Search code examples
pythonparsingcontext-free-grammarpyparsingcontext-sensitive-grammar

How to match with a expression grammar only the last time a keyword occurs occurs


I want to write a expression grammar which matches strings likes these:

words at the start ONE|ANOTHER wordAtTheEnd

---------^-------- ----^----- --^--
     A: alphas     B: choice  C: alphas

The issue is however that part A can contain the keyword "ONE" or "ANOTHER" from part B, so only the last occurrence of the choice keywords should match part B. Here an example: The string

ZERO ONE or TWO are numbers ANOTHER letsendhere

should be parsed into the fields

A: "ZERO ONE or TWO are numbers"
B: "ANOTHER"
C: "letsendhere"

With pyparsing I tried the "stopOn"-keyword for the OneorMore expression:

choice = pp.Or([pp.Keyword("ONE"), pp.Keyword("OTHER")])('B')
start = pp.OneOrMore(pp.Word(pp.alphas), stopOn=choice)('A')
end = pp.Word(pp.alphas)('C')
expr = (start + choice) + end

But this does not work. For the sample string I get the ParseException:

Expected end of text (at char 12), (line:1, col:13)
"ZERO ONE or >!<TWO are numbers ANOTHER text"

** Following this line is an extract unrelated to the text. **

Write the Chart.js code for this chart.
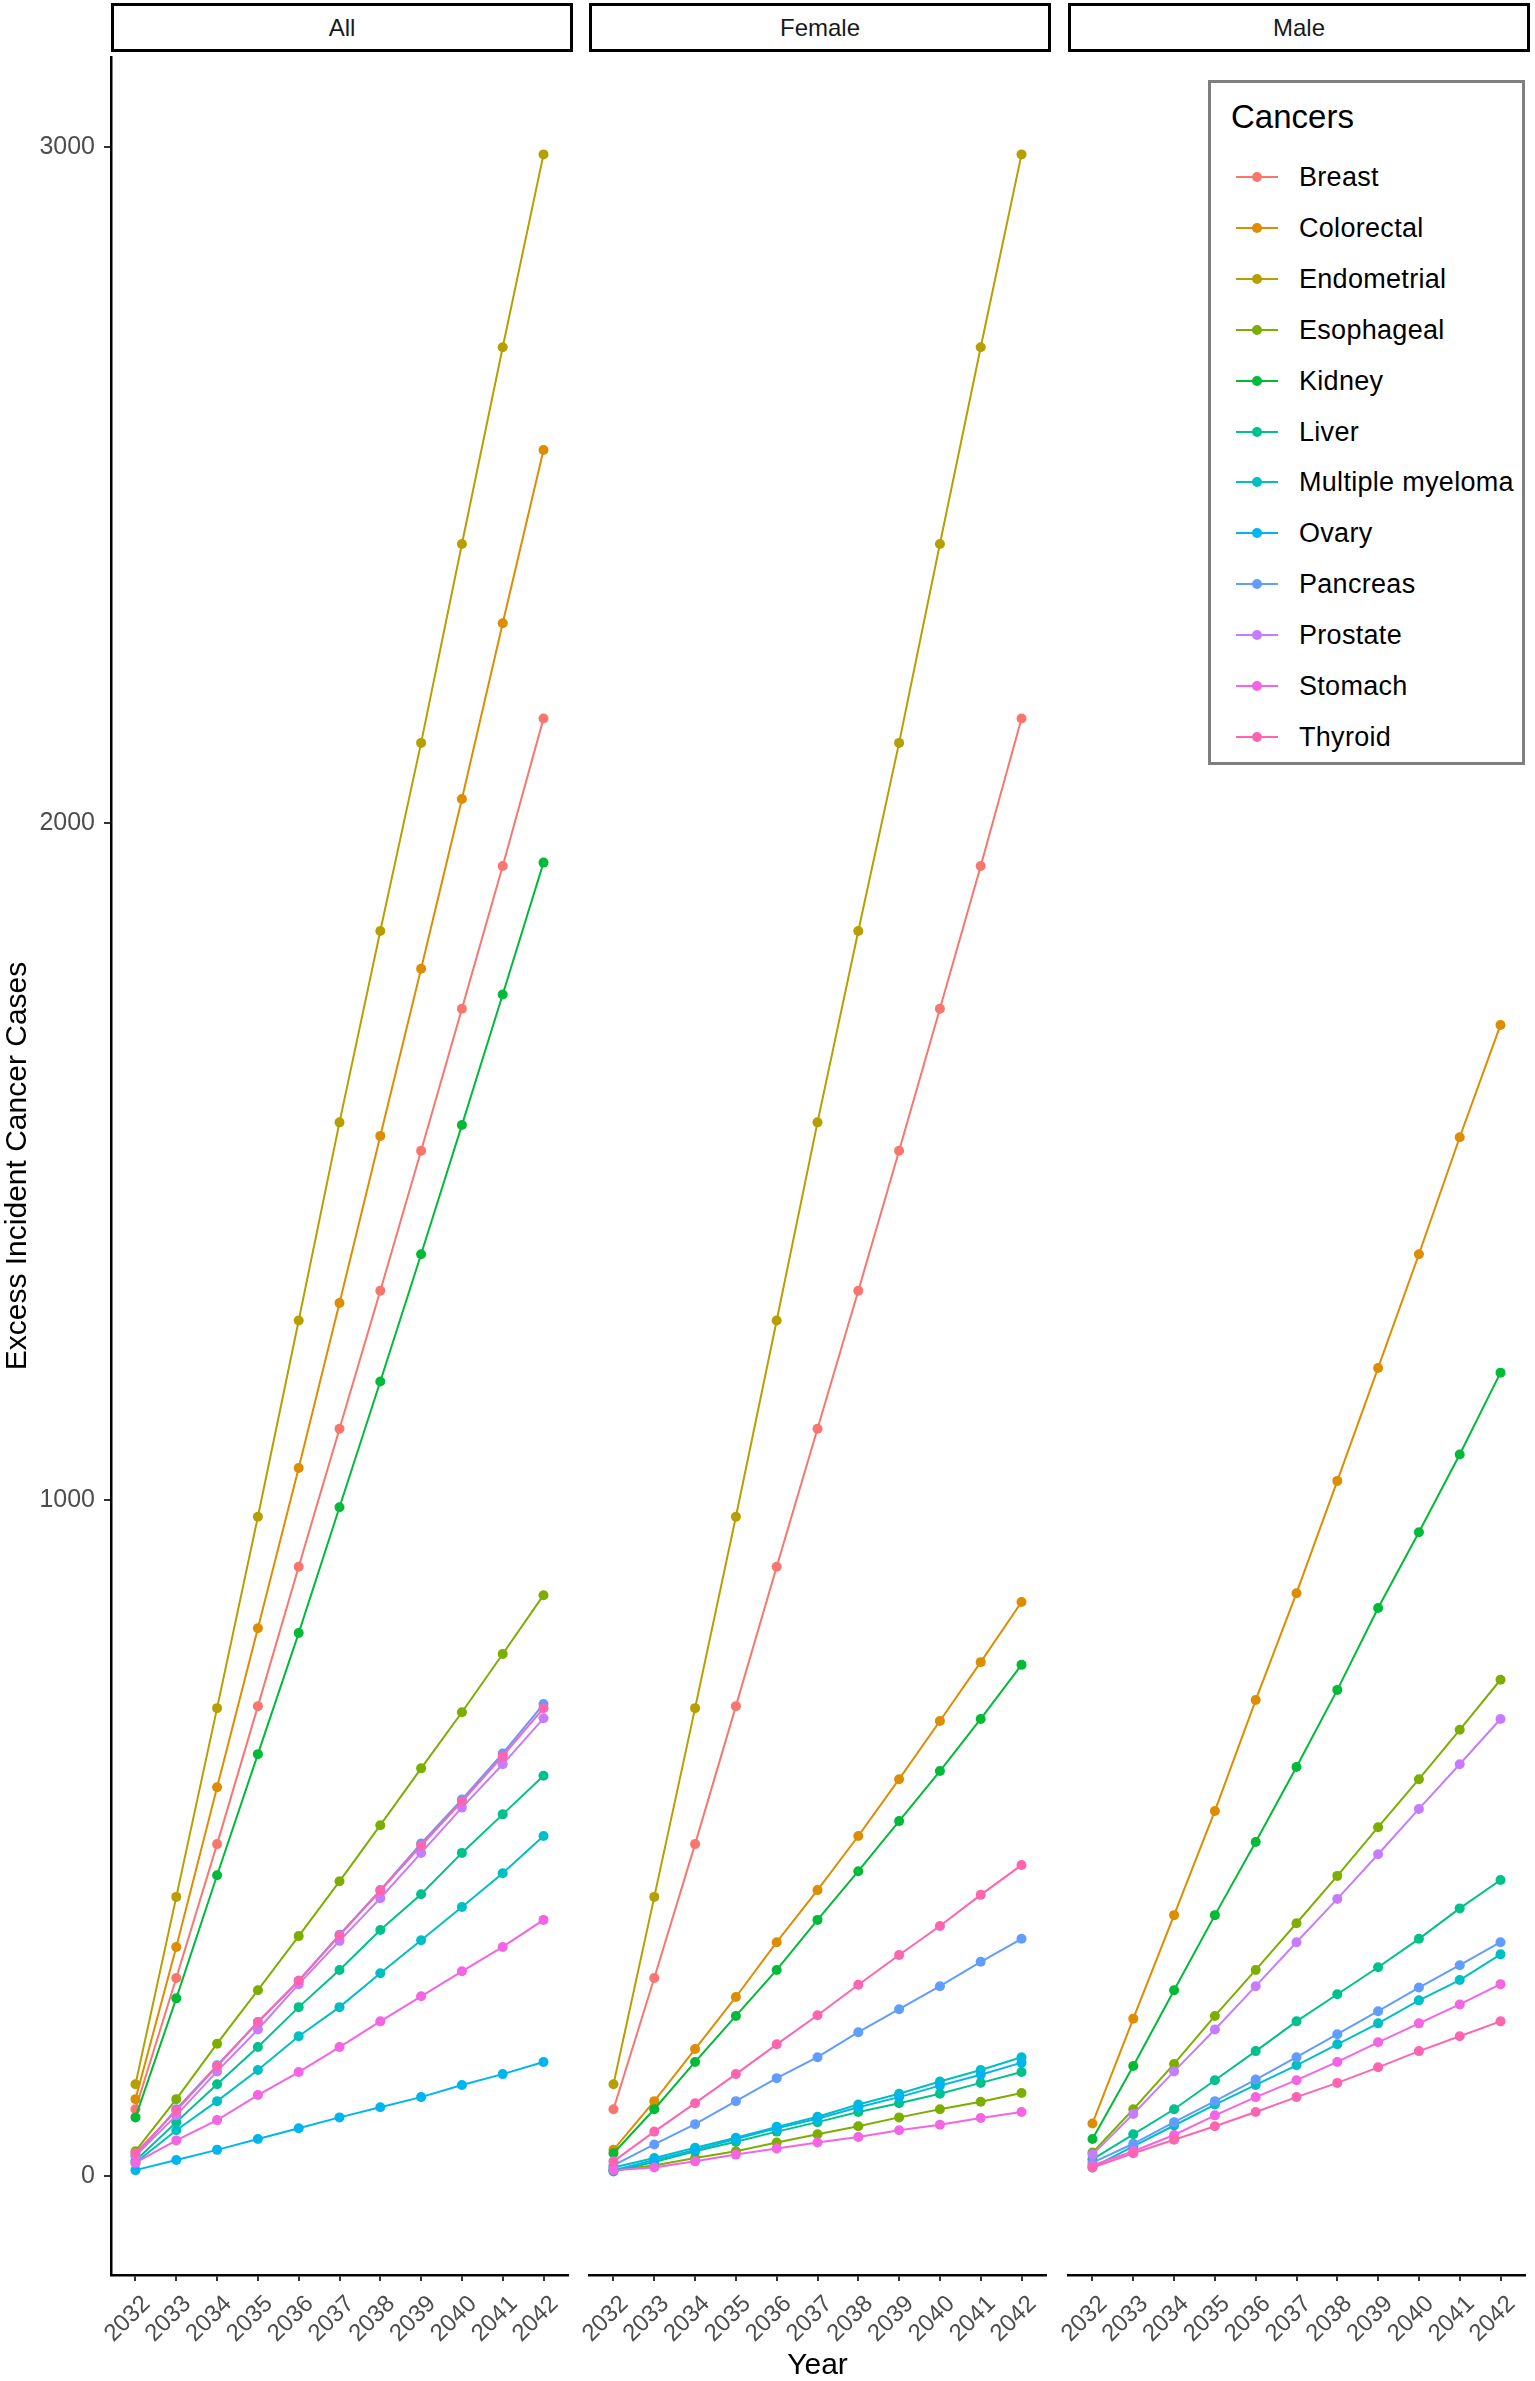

This makes sense, because stopOn stops on the first occurrence of choice not the last occurrence. How can I write a grammar which stops on the last occurrence instead? Maybe I need to resort to a context-sensitive grammar?


Solution

  • Sometimes you have to try to "be the parser". What is it about the "last occurrence of X" that distinguishes it from other X'es? One way to say this is "an X that is not followed by any more X's". With pyparsing, you could write a helper method like this:

    def last_occurrence_of(expr):
        return expr + ~FollowedBy(SkipTo(expr))
    

    Here it is in use as a stopOn argument to OneOrMore:

    integer = Word(nums)
    word = Word(alphas)
    list_of_words_and_ints = OneOrMore(integer | word, stopOn=last_occurrence_of(integer)) + integer
    
    print(list_of_words_and_ints.parseString("sldkfj 123 sdlkjff 123 lklj lkj 2344 234 lkj lkjj"))
    

    prints:

    ['sldkfj', '123', 'sdlkjff', '123', 'lklj', 'lkj', '2344', '234']